No images are to be carried over; print all other material exactly as it stands.

━━━ RAW DATA

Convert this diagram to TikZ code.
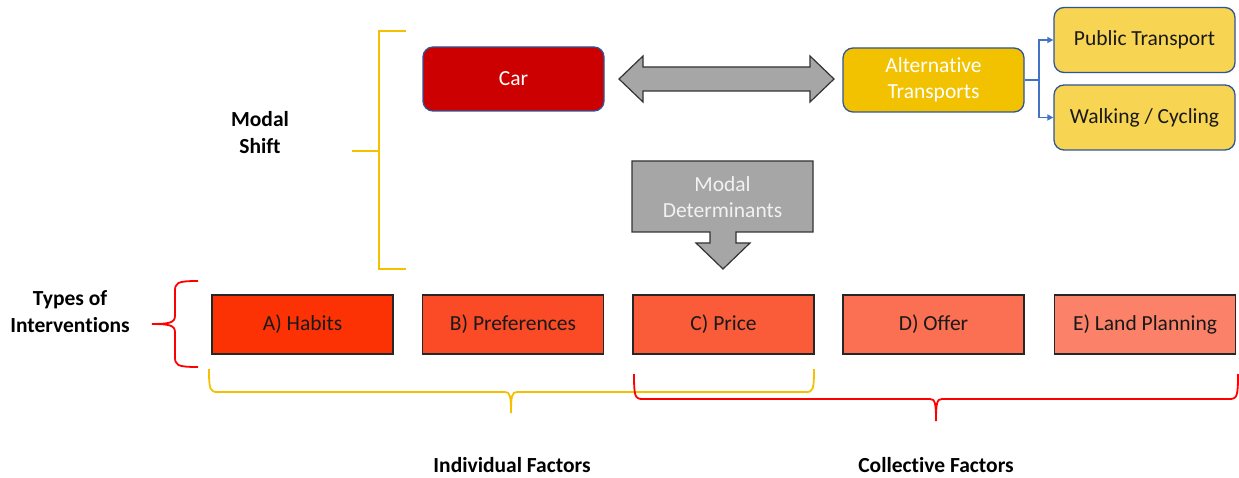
\documentclass[tikz,border=0pt]{standalone}
\usepackage{fontspec}
\setmainfont[Ligatures=NoCommon]{Carlito}
\usetikzlibrary{arrows.meta}
\definecolor{ybr}{HTML}{F5C000}
\definecolor{rbr}{HTML}{FF0000}
\definecolor{carfill}{HTML}{CC0000}
\definecolor{altfill}{HTML}{F2C200}
\definecolor{ptfill}{HTML}{F7D452}
\definecolor{rbord}{HTML}{2F5597}
\definecolor{grayfill}{HTML}{A6A6A6}
\definecolor{grayline}{HTML}{333333}
\definecolor{conn}{HTML}{4472C4}
\definecolor{fa}{HTML}{FC3204}
\definecolor{fb}{HTML}{FA4A26}
\definecolor{fc}{HTML}{FA5C3A}
\definecolor{fd}{HTML}{FB6F52}
\definecolor{fe}{HTML}{FB8169}
\tikzset{
  txt/.style={font=\fontsize{21.5}{26}\selectfont, align=center},
  btxt/.style={font=\fontsize{21.5}{27}\selectfont\bfseries, align=center},
  rbox/.style={txt, draw=rbord, line width=1.3pt, rounded corners=10pt, minimum width=181pt, inner sep=0pt},
  sbox/.style={txt, draw=black!85, line width=1.2pt, minimum width=181pt, minimum height=59pt, inner sep=0pt, text=black!90},
  garrow/.style={fill=grayfill, draw=grayline, line width=1.2pt, line join=miter},
  ybrace/.style={draw=ybr, line width=1.8pt},
  rbrace/.style={draw=rbr, line width=1.8pt},
  conline/.style={draw=conn, line width=1.5pt, -{Triangle[length=6pt,width=6pt]}}
}
\begin{document}
\begin{tikzpicture}[x=1pt,y=-1pt]
\useasboundingbox (0,0) rectangle (1239,478);
% Modal shift bracket
\draw[ybrace] (406,31) -- (379,31) -- (379,269) -- (406,269);
\draw[ybrace] (352,151) -- (379,151);
\node[btxt] (ms) at (260,133) {Modal\\Shift};
% top row
\node[rbox, fill=carfill, text=white, minimum height=64pt] (car) at (513.5,79) {Car};
\node[rbox, fill=altfill, text=white, minimum height=64pt] (alt) at (933.5,80) {Alternative\\Transports};
\node[rbox, fill=ptfill, text=black!90, minimum height=65pt] (pt) at (1144.5,40) {Public Transport};
\node[rbox, fill=ptfill, text=black!90, minimum height=65pt] (wc) at (1144.5,117.5) {Walking / Cycling};
\coordinate (split) at (1039,80);
\draw[conline] (alt.east) -- (split) |- (pt.west);
\draw[conline] (alt.east) -- (split) |- (wc.west);
% double arrow
\draw[garrow] (619,79) -- (643,56) -- (643,67) -- (810,67) -- (810,56) -- (834,79) -- (810,102) -- (810,91) -- (643,91) -- (643,102) -- cycle;
% modal determinants callout
\draw[garrow] (632,161) -- (813,161) -- (813,232) -- (736,232) -- (736,243) -- (750,243) -- (723,269) -- (696,243) -- (710,243) -- (710,232) -- (632,232) -- cycle;
\node[txt, text=white!95!black] (md) at (722.5,197.5) {Modal\\Determinants};
% types of interventions
\node[btxt] (ti) at (70,312) {Types of\\Interventions};
\draw[rbrace] (198,281) .. controls (176,281) and (175,283) .. (175,292) -- (175,316) .. controls (175,323) and (168,324) .. (152,324) .. controls (168,324) and (175,325) .. (175,332) -- (175,356) .. controls (175,365) and (176,367) .. (198,367);
% bottom boxes
\node[sbox, fill=fa] (a) at (302.5,324.5) {A) Habits};
\node[sbox, fill=fb] (b) at (513,324.5) {B) Preferences};
\node[sbox, fill=fc] (c) at (723.5,324.5) {C) Price};
\node[sbox, fill=fd] (d) at (933.5,324.5) {D) Offer};
\node[sbox, fill=fe] (e) at (1145,324.5) {E) Land Planning};
% bottom braces
\draw[ybrace] (209,369) .. controls (209,390) and (210,392) .. (218,392) -- (505,392) .. controls (510,392) and (511,396) .. (511,413) .. controls (511,396) and (512,392) .. (517,392) -- (806,392) .. controls (813,392) and (814,390) .. (814,369);
\draw[rbrace] (634,374) .. controls (634,397) and (635,399) .. (643,399) -- (930,399) .. controls (935,399) and (936,403) .. (936,421) .. controls (936,403) and (937,399) .. (942,399) -- (1229,399) .. controls (1237,399) and (1238,397) .. (1238,374);
\node[btxt] (ind) at (512,465) {Individual Factors};
\node[btxt] (col) at (936,465) {Collective Factors};
\end{tikzpicture}
\end{document}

━━━━━━

EXERCISE RESPONSE:
Convert this diagram to TikZ code.
\documentclass[tikz,border=0pt]{standalone}
\usepackage{fontspec}
\setmainfont[Ligatures=NoCommon]{Carlito}
\usetikzlibrary{arrows.meta}
\definecolor{ybr}{HTML}{F5C000}
\definecolor{rbr}{HTML}{FF0000}
\definecolor{carfill}{HTML}{CC0000}
\definecolor{altfill}{HTML}{F2C200}
\definecolor{ptfill}{HTML}{F7D452}
\definecolor{rbord}{HTML}{2F5597}
\definecolor{grayfill}{HTML}{A6A6A6}
\definecolor{grayline}{HTML}{333333}
\definecolor{conn}{HTML}{4472C4}
\definecolor{fa}{HTML}{FC3204}
\definecolor{fb}{HTML}{FA4A26}
\definecolor{fc}{HTML}{FA5C3A}
\definecolor{fd}{HTML}{FB6F52}
\definecolor{fe}{HTML}{FB8169}
\tikzset{
  txt/.style={font=\fontsize{21.5}{26}\selectfont, align=center},
  btxt/.style={font=\fontsize{21.5}{27}\selectfont\bfseries, align=center},
  rbox/.style={txt, draw=rbord, line width=1.3pt, rounded corners=10pt, minimum width=181pt, inner sep=0pt},
  sbox/.style={txt, draw=black!85, line width=1.2pt, minimum width=181pt, minimum height=59pt, inner sep=0pt, text=black!90},
  garrow/.style={fill=grayfill, draw=grayline, line width=1.2pt, line join=miter},
  ybrace/.style={draw=ybr, line width=1.8pt},
  rbrace/.style={draw=rbr, line width=1.8pt},
  conline/.style={draw=conn, line width=1.5pt, -{Triangle[length=6pt,width=6pt]}}
}
\begin{document}
\begin{tikzpicture}[x=1pt,y=-1pt]
\useasboundingbox (0,0) rectangle (1239,478);
% Modal shift bracket
\draw[ybrace] (406,31) -- (379,31) -- (379,269) -- (406,269);
\draw[ybrace] (352,151) -- (379,151);
\node[btxt] (ms) at (260,133) {Modal\\Shift};
% top row
\node[rbox, fill=carfill, text=white, minimum height=64pt] (car) at (513.5,79) {Car};
\node[rbox, fill=altfill, text=white, minimum height=64pt] (alt) at (933.5,80) {Alternative\\Transports};
\node[rbox, fill=ptfill, text=black!90, minimum height=65pt] (pt) at (1144.5,40) {Public Transport};
\node[rbox, fill=ptfill, text=black!90, minimum height=65pt] (wc) at (1144.5,117.5) {Walking / Cycling};
\coordinate (split) at (1039,80);
\draw[conline] (alt.east) -- (split) |- (pt.west);
\draw[conline] (alt.east) -- (split) |- (wc.west);
% double arrow
\draw[garrow] (619,79) -- (643,56) -- (643,67) -- (810,67) -- (810,56) -- (834,79) -- (810,102) -- (810,91) -- (643,91) -- (643,102) -- cycle;
% modal determinants callout
\draw[garrow] (632,161) -- (813,161) -- (813,232) -- (736,232) -- (736,243) -- (750,243) -- (723,269) -- (696,243) -- (710,243) -- (710,232) -- (632,232) -- cycle;
\node[txt, text=white!95!black] (md) at (722.5,197.5) {Modal\\Determinants};
% types of interventions
\node[btxt] (ti) at (70,312) {Types of\\Interventions};
\draw[rbrace] (198,281) .. controls (176,281) and (175,283) .. (175,292) -- (175,316) .. controls (175,323) and (168,324) .. (152,324) .. controls (168,324) and (175,325) .. (175,332) -- (175,356) .. controls (175,365) and (176,367) .. (198,367);
% bottom boxes
\node[sbox, fill=fa] (a) at (302.5,324.5) {A) Habits};
\node[sbox, fill=fb] (b) at (513,324.5) {B) Preferences};
\node[sbox, fill=fc] (c) at (723.5,324.5) {C) Price};
\node[sbox, fill=fd] (d) at (933.5,324.5) {D) Offer};
\node[sbox, fill=fe] (e) at (1145,324.5) {E) Land Planning};
% bottom braces
\draw[ybrace] (209,369) .. controls (209,390) and (210,392) .. (218,392) -- (505,392) .. controls (510,392) and (511,396) .. (511,413) .. controls (511,396) and (512,392) .. (517,392) -- (806,392) .. controls (813,392) and (814,390) .. (814,369);
\draw[rbrace] (634,374) .. controls (634,397) and (635,399) .. (643,399) -- (930,399) .. controls (935,399) and (936,403) .. (936,421) .. controls (936,403) and (937,399) .. (942,399) -- (1229,399) .. controls (1237,399) and (1238,397) .. (1238,374);
\node[btxt] (ind) at (512,465) {Individual Factors};
\node[btxt] (col) at (936,465) {Collective Factors};
\end{tikzpicture}
\end{document}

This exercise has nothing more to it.